_Given request_:
Retype every line from the start of the data down to and including the line with "import matplotlib.transforms as mtransforms". Skip the pictures.

-- Start Material --

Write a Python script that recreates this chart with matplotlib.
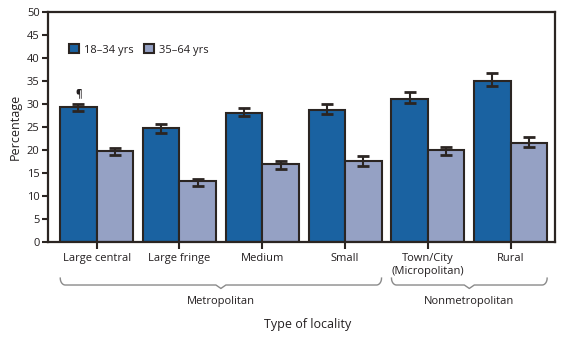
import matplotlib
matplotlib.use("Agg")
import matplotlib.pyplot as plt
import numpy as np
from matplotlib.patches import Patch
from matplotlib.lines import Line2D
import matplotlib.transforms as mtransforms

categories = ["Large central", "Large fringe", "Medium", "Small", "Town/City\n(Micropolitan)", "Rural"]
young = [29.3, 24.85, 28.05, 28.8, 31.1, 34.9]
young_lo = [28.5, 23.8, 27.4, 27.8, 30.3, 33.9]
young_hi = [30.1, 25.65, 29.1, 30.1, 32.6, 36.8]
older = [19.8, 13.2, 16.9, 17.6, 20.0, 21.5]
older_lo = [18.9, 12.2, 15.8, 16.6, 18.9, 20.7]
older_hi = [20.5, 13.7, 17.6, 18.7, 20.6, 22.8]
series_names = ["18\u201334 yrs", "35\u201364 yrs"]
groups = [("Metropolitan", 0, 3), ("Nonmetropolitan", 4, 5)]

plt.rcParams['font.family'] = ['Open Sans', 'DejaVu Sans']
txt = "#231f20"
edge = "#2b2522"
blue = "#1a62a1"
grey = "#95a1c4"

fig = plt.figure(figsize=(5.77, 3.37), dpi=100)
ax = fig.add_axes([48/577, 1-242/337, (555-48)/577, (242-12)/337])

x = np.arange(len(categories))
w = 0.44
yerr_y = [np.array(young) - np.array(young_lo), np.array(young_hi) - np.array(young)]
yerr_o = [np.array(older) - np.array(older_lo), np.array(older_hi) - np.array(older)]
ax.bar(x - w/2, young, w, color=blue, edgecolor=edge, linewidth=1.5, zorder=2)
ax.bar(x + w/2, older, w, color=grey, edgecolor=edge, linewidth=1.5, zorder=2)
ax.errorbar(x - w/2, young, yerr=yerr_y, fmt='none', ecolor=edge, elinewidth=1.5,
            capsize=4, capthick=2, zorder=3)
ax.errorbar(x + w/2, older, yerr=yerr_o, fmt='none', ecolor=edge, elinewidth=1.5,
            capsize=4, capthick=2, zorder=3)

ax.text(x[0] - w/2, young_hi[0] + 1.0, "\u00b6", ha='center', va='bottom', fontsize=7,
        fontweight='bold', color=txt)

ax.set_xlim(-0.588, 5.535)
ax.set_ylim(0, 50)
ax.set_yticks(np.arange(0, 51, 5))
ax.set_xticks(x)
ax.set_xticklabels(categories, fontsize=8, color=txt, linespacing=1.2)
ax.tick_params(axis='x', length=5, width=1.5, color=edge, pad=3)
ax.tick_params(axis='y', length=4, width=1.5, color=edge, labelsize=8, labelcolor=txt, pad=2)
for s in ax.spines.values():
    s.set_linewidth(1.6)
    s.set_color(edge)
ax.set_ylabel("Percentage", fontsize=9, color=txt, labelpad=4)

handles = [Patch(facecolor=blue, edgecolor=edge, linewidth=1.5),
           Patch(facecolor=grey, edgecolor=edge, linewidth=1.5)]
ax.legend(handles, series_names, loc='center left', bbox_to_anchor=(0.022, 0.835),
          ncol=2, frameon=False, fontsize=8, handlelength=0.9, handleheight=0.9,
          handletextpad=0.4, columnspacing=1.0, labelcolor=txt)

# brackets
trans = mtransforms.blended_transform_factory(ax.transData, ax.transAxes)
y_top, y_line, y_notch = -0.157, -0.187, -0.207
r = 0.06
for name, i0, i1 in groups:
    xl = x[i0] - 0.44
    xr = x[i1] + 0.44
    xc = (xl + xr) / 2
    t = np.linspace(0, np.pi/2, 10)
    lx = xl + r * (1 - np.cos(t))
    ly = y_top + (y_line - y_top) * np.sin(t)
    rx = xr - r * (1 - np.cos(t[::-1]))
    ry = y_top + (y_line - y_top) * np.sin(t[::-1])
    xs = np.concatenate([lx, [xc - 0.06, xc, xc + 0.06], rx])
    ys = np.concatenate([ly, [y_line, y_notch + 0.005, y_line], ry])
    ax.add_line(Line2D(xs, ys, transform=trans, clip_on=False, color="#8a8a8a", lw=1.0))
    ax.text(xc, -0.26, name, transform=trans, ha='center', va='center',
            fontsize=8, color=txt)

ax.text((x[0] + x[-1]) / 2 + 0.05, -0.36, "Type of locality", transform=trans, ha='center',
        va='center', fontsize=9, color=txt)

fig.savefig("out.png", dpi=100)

-- End Material --

_The completed task_:
Write a Python script that recreates this chart with matplotlib.
import matplotlib
matplotlib.use("Agg")
import matplotlib.pyplot as plt
import numpy as np
from matplotlib.patches import Patch
from matplotlib.lines import Line2D
import matplotlib.transforms as mtransforms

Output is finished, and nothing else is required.